注目されていた米大統領選挙は、トランプ氏が圧倒的な強さを見せて勝利しました。
かなりの激戦が予想されていましたが、結果は、激戦州とされていた七つの州においても、全国の総投票数においても、トランプ氏が圧倒していて、予想以上に早く決着がつきました。
トランプ氏の勝利を受けて、日米共に株式市場は大きく上昇しました。これは、トランプ氏が勝利した場合のシナリオとして、市場では予想されていたことのようですが、こんなに上昇するほど良いことがあるのかと思わないでもありません。
おそらく、米国内においても、祝賀モードで大はしゃぎする人々を横目に見ながら、戦略の練り直しを考えている人も少なくないでしょうし、多くの国々の首脳方は、ある程度の覚悟はあったとしても、現実を目にして頭を抱えている人もいることでしょう。
きっと、わが国も同様なのではないでしょうか。
選挙制度は、民主主義政治の根幹をなす制度の一つだと思うのですが、国家により、時代により、様々に変化しています。
米国の大統領選挙もかなり個性があるように思われます。
また、二大政党による首班争いというのも大きな特徴です。英国もやはり二大政党による政権担当が続いていることもあってか、わが国でも、かなり熱っぽく二大政党論が語られた時期がありましたが、これまでのところ定着しそうな気配は薄いようです。
ただ、ここ数回の米大統領選挙を見ていると、どうも、国家を分断に導く可能性を感じてなりません。
米国にも、二大政党の他に多くの政党が存在しています。しかし、大統領選が始まる当初には、二大政党以外の候補者の名前を聞くことがありますが、数か月も経たないうちに、この二党の代表者を決める選挙戦に集約されています。
そこで、遅ればせながら、米国の共和党と民主党について勉強してみました。
民主党は、1828 年に第七代ジャクソン大統領の支持者たちによって設立された党で、現存している政党の中で世界で最古の歴史を有しています。
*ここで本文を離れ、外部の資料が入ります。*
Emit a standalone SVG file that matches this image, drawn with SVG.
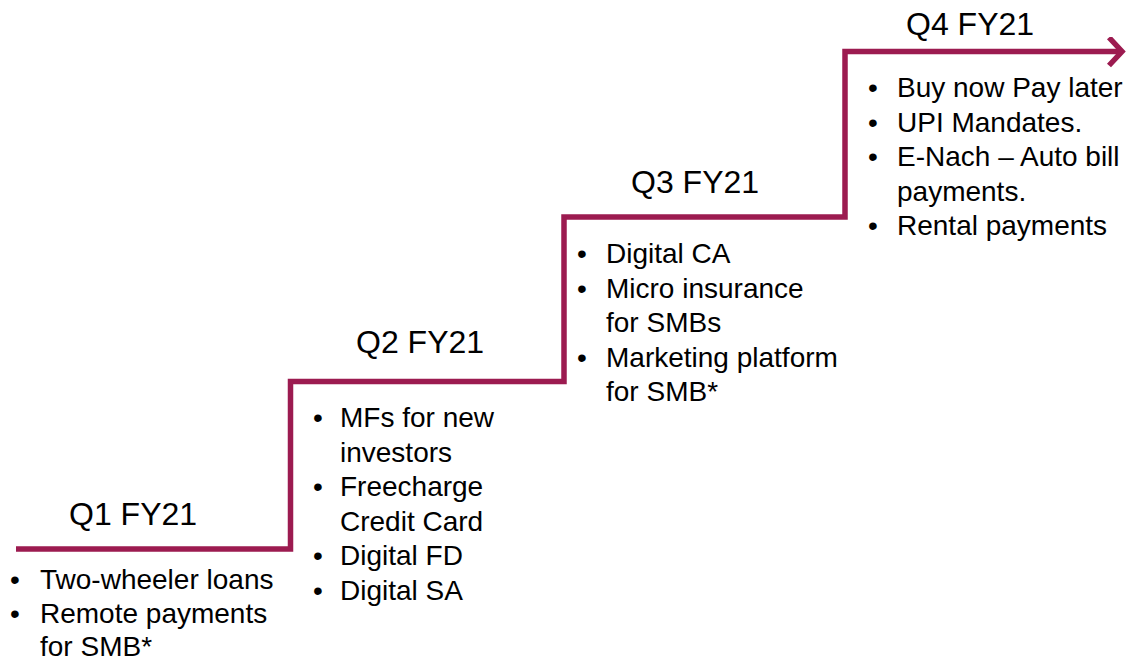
<svg xmlns="http://www.w3.org/2000/svg" width="1126" height="660" viewBox="0 0 1126 660">
<style>
.step{fill:none;stroke:#9C1B50;stroke-width:5.5;stroke-linejoin:miter;stroke-linecap:butt}
.title{font-family:"Liberation Sans",Arial,sans-serif;font-size:32px;fill:#000}
.item{font-family:"Liberation Sans",Arial,sans-serif;font-size:28px;fill:#000}
.bul{font-family:"Liberation Sans",Arial,sans-serif;font-size:28px;fill:#000;text-anchor:middle}
</style>
<defs>
<marker id="chev" markerUnits="userSpaceOnUse" markerWidth="30" markerHeight="40" refX="16" refY="15" orient="auto" viewBox="0 0 30 40">
<path d="M3 1 L16 15 L3 29" fill="none" stroke="#9C1B50" stroke-width="5.5" stroke-linejoin="miter"/>
</marker>
</defs>
<rect width="1126" height="660" fill="#fff"/>
<g id="connectors">
<path class="step" d="M16 549 H290.5 V381.5 H564 V217 H845 V51.5 H1122" marker-end="url(#chev)"/>
</g>
<g id="q1">
<text class="title" x="69" y="525">Q1 FY21</text>
<text class="bul" x="15" y="589">•</text>
<text class="item" x="40" y="589">Two-wheeler loans</text>
<text class="bul" x="15" y="623">•</text>
<text class="item" x="40" y="623">Remote payments</text>
<text class="item" x="40" y="656">for SMB*</text>
</g>
<g id="q2">
<text class="title" x="356" y="353">Q2 FY21</text>
<text class="bul" x="318" y="427">•</text>
<text class="item" x="340" y="427">MFs for new</text>
<text class="item" x="340" y="461.5">investors</text>
<text class="bul" x="318" y="496">•</text>
<text class="item" x="340" y="496">Freecharge</text>
<text class="item" x="340" y="530.5">Credit Card</text>
<text class="bul" x="318" y="565">•</text>
<text class="item" x="340" y="565">Digital FD</text>
<text class="bul" x="318" y="599.5">•</text>
<text class="item" x="340" y="599.5">Digital SA</text>
</g>
<g id="q3">
<text class="title" x="631" y="193">Q3 FY21</text>
<text class="bul" x="582" y="263">•</text>
<text class="item" x="606" y="263">Digital CA</text>
<text class="bul" x="582" y="297.5">•</text>
<text class="item" x="606" y="297.5">Micro insurance</text>
<text class="item" x="606" y="332">for SMBs</text>
<text class="bul" x="582" y="366.5">•</text>
<text class="item" x="606" y="366.5">Marketing platform</text>
<text class="item" x="606" y="401">for SMB*</text>
</g>
<g id="q4">
<text class="title" x="906" y="35">Q4 FY21</text>
<text class="bul" x="873" y="97">•</text>
<text class="item" x="897" y="97">Buy now Pay later</text>
<text class="bul" x="873" y="131.5">•</text>
<text class="item" x="897" y="131.5">UPI Mandates.</text>
<text class="bul" x="873" y="166">•</text>
<text class="item" x="897" y="166">E-Nach – Auto bill</text>
<text class="item" x="897" y="200.5">payments.</text>
<text class="bul" x="873" y="235">•</text>
<text class="item" x="897" y="235">Rental payments</text>
</g>
</svg>
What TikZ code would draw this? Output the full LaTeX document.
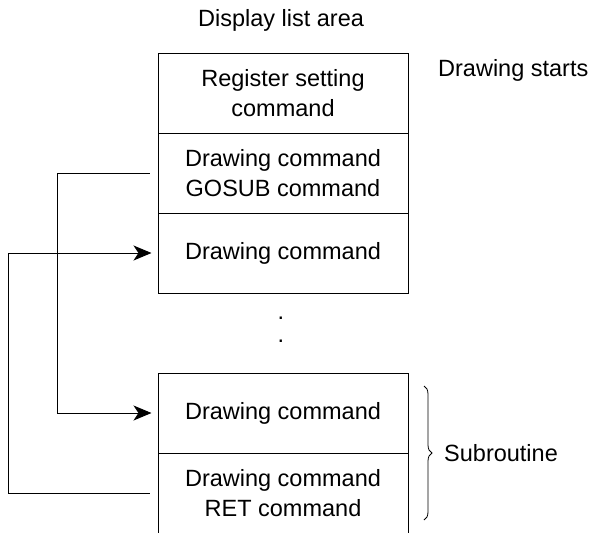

もともとは、独立宣言の起草者の一人でもある第三代ジェファーソン大統領が設立した民主共和党を母体としているようです。
主な大統領としては、第二次世界大戦を主導した第三十二代ルーズベルト大統領や跡を継いだトルーマン大統領がいますし、第三十五代ケネディ大統領は今も人気の高い人物です。
一方の共和党は、1854 年に、南部の奴隷制度に反対する北部の運動の連合体として結党され、1860 年に、第十六代リンカーン大統領を同党最初の大統領として誕生させています。第二次世界大戦後の第三十四代アイゼンハワー大統領も同党です。
このようにして誕生した両党ですが、設立当初は、民主党が保守的、共和党が進歩的とされていましたが、二十世紀の中頃にはこれが逆転して、現在では、民主党が進歩的、共和党が保守的とされています。
もっとも、多くの課題に対処していく政治の世界ですから、単純に何々的などと色分けするのは正しくないのでしょうが、現在の米国が、二大政党のそれぞれの支持者を中心に分断の危機にあることは多くの人が指摘しているところです。
もしかすると、これから四年間のトランプ大統領の最大の課題は、米国の最大の弱みになりつつあるこの危機を修正することではないでしょうか。
トランプ次期大統領には、その責務と、断行出来る可能性があると思うのです。
一方、わが国も政治的には混乱の時期に突入しつつあるような気がします。
その良し悪しはともかく、二大政党制など、遠い昔の話のような気がして、今は、「弱・弱・弱」の三すくみ政治になるのではと懸念しています。
何はともあれ、主義主張はともかく、現在のわが国にとって、経済・防衛など多くの点において米国軽視など出来るはずがないのですから、トランプ米国と対等とは言いませんが、きっちりと交渉出来る政権を作り、国民も支持出来る施策を進めてくれることを祈る気持ちで願っています。